Ce qu’il y a de beau dans les symboles, c’est qu’ils sont ignifugés
Reste à établir le genre de changement provoqué par cette catastrophe. De prime abord, c’est réconfortant de savoir que cette destruction n’est pas l’acte prémédité d’un terroriste lâche, qu’elle n’a pas fait de victimes et qu’elle s’est acharnée surtout sur les parties de la cathédrale qui n’étaient pas d’origine. J’imagine que cela rendra la reconstruction moins déchirante et qu’une fois le traumatisme surmonté, ce sera l’occasion de restaurer l’orgueil des Parisiens, des Français, et peut-être, qui sait, de tous les citoyens européens de bonne volonté. Ce qu’il y a de beau dans les symboles (et peut-être leur limite), c’est qu’ils sont ignifugés.
Mais retournons aux changements. Que nous dit de nouveau cette cathédrale ancienne mais si contemporaine à sa manière, mythique mais si quotidienne aussi, qui flambe sans raison un beau soir de printemps sous le regard effaré de nombreux Parisiens et tout autant de touristes ?

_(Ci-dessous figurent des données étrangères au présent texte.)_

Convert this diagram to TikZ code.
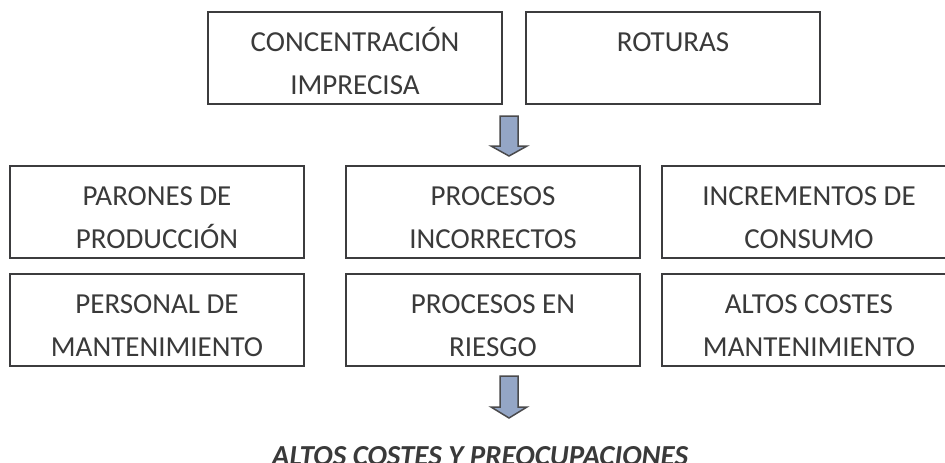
\documentclass[tikz,border=0pt]{standalone}
\usepackage{fontspec}
\setmainfont{Carlito}
\definecolor{boxline}{HTML}{3C3C3E}
\definecolor{txt}{HTML}{3A3A3A}
\definecolor{arrowfill}{HTML}{94A6C6}
\definecolor{arrowline}{HTML}{4A4A4C}
\newcommand\twolines[2]{\vtop{\baselineskip=43pt\halign{\hfil##\hfil\cr#1\cr#2\cr}}}
\begin{document}
\begin{tikzpicture}[x=1pt,y=-1pt,
  textbox/.style={draw=boxline, line width=2pt, minimum width=294pt, inner sep=0pt, outer sep=0pt,
    text height=39pt, text depth=53pt, font=\fontsize{29}{43}\selectfont, text=txt, anchor=north west},
  blockarrow/.style={draw=arrowline, fill=arrowfill, line width=1.5pt, line join=miter}]
\useasboundingbox (0,0) rectangle (945,463);
\clip (0,0) rectangle (945,463);
\fill[white] (0,0) rectangle (945,463);
\node[textbox] (conc) at (208,12) {\twolines{CONCENTRACIÓN}{IMPRECISA}};
\node[textbox] (rot) at (526,12) {\twolines{ROTURAS}{}};
\node[textbox] (par) at (10,166) {\twolines{PARONES DE}{PRODUCCIÓN}};
\node[textbox] (pin) at (346,166) {\twolines{PROCESOS}{INCORRECTOS}};
\node[textbox] (inc) at (662,166) {\twolines{INCREMENTOS DE}{CONSUMO}};
\node[textbox] (per) at (10,274) {\twolines{PERSONAL DE}{MANTENIMIENTO}};
\node[textbox] (pri) at (346,274) {\twolines{PROCESOS EN}{RIESGO}};
\node[textbox] (alt) at (662,274) {\twolines{ALTOS COSTES}{MANTENIMIENTO}};
\draw[blockarrow, shift={(509,116)}] (-9,0) -- (9,0) -- (9,30) -- (18,30) -- (0,40) -- (-18,30) -- (-9,30) -- cycle;
\draw[blockarrow, shift={(509,376)}] (-9,0) -- (9,0) -- (9,31) -- (18,31) -- (0,42) -- (-18,31) -- (-9,31) -- cycle;
\node[font=\fontsize{29}{35}\selectfont\bfseries\itshape, text=txt, anchor=base, inner sep=0pt] (res) at (480,465) {ALTOS COSTES Y PREOCUPACIONES};
\end{tikzpicture}
\end{document}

Une ville prise pour cible
Elle nous dit, au cas où nous ne nous en serions pas aperçus, que pendant ces premières années du millénaire, le sort semble avoir pris pour cible Paris et ses habitants râleurs avec une charge de violence et de destruction impressionnantes : attentats, actes de vandalisme, blocages de la circulation trop semblables à des couvre-feux, pendant les dix dernières années, rien ne lui a été épargné. A ceux qui, comme moi, n’y vivent pas mais s’y rendent assez fréquemment, Paris n’a jamais paru autant sans défense. Et ça, oui, c’est un changement qui brise le cœur.